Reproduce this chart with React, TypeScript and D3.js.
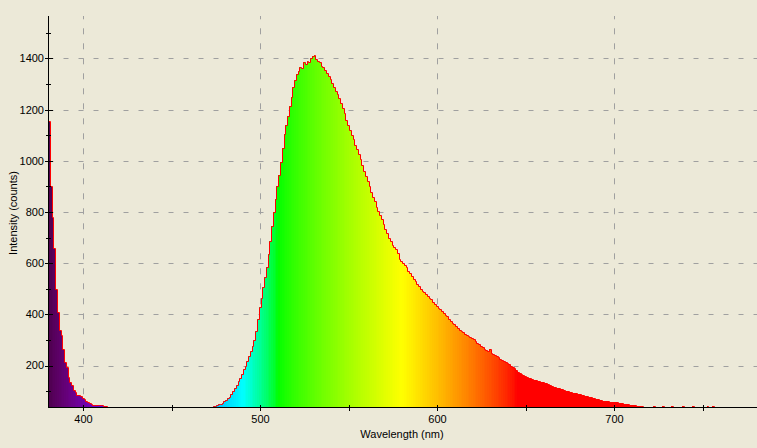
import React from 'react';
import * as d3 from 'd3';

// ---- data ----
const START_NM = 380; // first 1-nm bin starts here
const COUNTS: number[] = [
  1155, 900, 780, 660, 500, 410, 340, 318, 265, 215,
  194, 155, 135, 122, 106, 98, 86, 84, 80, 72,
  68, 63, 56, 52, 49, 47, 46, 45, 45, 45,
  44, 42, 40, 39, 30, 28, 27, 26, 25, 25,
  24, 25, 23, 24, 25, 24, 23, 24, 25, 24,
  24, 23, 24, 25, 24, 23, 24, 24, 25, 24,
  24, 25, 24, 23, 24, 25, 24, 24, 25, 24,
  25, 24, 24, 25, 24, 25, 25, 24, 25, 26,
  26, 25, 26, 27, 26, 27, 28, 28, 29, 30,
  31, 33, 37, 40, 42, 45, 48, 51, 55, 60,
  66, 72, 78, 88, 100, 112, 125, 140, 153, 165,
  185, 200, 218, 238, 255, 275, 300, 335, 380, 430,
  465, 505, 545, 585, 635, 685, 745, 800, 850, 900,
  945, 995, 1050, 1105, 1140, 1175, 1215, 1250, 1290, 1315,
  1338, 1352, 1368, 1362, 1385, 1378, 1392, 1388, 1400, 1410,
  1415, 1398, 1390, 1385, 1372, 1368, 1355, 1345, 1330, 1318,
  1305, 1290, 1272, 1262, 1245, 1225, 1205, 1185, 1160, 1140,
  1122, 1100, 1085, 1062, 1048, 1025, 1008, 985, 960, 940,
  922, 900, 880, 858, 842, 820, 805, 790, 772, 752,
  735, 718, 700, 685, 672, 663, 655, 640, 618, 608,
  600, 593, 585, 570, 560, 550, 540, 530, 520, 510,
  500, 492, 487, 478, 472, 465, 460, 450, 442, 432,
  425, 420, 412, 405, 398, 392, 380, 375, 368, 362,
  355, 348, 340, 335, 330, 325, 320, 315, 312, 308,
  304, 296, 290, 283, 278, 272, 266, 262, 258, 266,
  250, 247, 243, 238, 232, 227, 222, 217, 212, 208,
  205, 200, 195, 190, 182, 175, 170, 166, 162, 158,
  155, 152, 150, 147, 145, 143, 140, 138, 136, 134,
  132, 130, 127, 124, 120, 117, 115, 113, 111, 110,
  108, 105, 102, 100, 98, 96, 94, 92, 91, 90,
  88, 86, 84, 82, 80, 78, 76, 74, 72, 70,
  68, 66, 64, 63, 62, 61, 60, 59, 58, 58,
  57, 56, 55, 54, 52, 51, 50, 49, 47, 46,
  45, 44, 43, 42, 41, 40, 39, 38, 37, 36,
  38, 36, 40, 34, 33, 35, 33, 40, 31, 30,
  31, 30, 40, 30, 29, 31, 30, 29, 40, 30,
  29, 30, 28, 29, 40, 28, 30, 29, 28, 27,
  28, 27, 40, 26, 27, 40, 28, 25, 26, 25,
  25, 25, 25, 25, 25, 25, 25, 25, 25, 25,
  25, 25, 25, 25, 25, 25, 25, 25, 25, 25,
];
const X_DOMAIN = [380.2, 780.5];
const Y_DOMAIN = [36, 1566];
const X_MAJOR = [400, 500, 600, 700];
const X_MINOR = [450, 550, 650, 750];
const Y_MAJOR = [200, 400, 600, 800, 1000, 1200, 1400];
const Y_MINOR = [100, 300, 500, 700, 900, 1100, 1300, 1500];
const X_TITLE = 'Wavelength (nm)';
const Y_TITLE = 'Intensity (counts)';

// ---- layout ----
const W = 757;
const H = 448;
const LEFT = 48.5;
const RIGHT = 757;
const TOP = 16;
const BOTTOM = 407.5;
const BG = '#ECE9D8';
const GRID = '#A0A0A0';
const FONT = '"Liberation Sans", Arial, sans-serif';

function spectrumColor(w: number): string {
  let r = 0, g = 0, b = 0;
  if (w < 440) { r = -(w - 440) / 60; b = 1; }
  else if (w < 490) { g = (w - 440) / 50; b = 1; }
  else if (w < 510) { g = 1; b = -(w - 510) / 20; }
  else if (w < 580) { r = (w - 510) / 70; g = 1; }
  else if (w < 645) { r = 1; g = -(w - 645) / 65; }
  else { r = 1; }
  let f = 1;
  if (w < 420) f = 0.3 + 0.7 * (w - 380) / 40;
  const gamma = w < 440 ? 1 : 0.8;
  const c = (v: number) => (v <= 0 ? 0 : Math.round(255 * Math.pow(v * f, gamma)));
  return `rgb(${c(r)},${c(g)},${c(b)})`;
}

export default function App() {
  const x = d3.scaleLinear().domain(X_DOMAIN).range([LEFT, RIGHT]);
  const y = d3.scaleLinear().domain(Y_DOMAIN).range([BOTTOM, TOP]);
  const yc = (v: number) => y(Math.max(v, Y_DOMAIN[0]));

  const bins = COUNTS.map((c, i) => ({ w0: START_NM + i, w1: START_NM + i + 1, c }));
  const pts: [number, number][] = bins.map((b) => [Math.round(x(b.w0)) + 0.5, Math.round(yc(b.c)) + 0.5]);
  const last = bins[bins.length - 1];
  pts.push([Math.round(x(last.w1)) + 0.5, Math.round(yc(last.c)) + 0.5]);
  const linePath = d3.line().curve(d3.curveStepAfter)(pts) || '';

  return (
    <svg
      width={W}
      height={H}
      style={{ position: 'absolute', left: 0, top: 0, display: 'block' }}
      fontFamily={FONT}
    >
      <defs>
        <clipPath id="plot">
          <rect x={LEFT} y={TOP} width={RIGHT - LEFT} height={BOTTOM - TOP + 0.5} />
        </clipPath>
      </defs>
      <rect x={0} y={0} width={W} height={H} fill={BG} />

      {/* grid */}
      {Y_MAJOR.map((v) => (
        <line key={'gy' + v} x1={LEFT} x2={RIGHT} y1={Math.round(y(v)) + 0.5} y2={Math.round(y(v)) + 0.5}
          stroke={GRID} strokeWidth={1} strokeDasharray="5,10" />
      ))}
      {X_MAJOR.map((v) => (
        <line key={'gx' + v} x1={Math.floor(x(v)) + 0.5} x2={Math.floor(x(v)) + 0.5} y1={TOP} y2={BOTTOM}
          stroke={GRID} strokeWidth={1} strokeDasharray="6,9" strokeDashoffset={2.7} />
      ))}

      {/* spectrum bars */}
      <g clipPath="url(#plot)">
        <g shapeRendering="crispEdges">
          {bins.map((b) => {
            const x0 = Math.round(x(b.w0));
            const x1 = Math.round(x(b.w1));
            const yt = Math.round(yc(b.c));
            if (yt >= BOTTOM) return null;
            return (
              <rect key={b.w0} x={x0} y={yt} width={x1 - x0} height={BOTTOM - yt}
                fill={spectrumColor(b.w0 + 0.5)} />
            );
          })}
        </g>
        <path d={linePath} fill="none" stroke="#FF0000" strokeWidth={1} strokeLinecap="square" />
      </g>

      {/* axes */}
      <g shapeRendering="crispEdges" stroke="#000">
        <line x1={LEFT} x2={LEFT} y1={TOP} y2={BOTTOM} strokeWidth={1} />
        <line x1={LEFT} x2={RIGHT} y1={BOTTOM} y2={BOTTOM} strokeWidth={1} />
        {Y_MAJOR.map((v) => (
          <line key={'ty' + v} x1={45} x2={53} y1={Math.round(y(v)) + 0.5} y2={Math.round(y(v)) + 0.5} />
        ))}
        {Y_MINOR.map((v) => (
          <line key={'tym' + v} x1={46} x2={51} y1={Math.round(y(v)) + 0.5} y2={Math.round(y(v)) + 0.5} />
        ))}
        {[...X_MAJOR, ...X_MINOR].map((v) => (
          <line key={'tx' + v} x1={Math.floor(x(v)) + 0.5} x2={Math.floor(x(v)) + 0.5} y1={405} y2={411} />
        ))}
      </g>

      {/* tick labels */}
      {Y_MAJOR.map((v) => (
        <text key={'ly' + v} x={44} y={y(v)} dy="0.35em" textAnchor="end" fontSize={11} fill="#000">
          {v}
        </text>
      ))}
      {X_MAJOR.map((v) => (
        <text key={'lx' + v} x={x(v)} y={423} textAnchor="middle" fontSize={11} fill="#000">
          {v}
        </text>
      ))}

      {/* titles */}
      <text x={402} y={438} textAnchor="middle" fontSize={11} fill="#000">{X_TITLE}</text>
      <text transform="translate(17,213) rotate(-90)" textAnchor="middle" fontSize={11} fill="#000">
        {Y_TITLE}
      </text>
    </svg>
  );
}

----------

» **Set exercise**: Leave out the pictures and repeat exactly the lines from the start of the material through the line that contains "import * as d3 from 'd3';", both included.

» **Solution for this exercise**:
Reproduce this chart with React, TypeScript and D3.js.
import React from 'react';
import * as d3 from 'd3';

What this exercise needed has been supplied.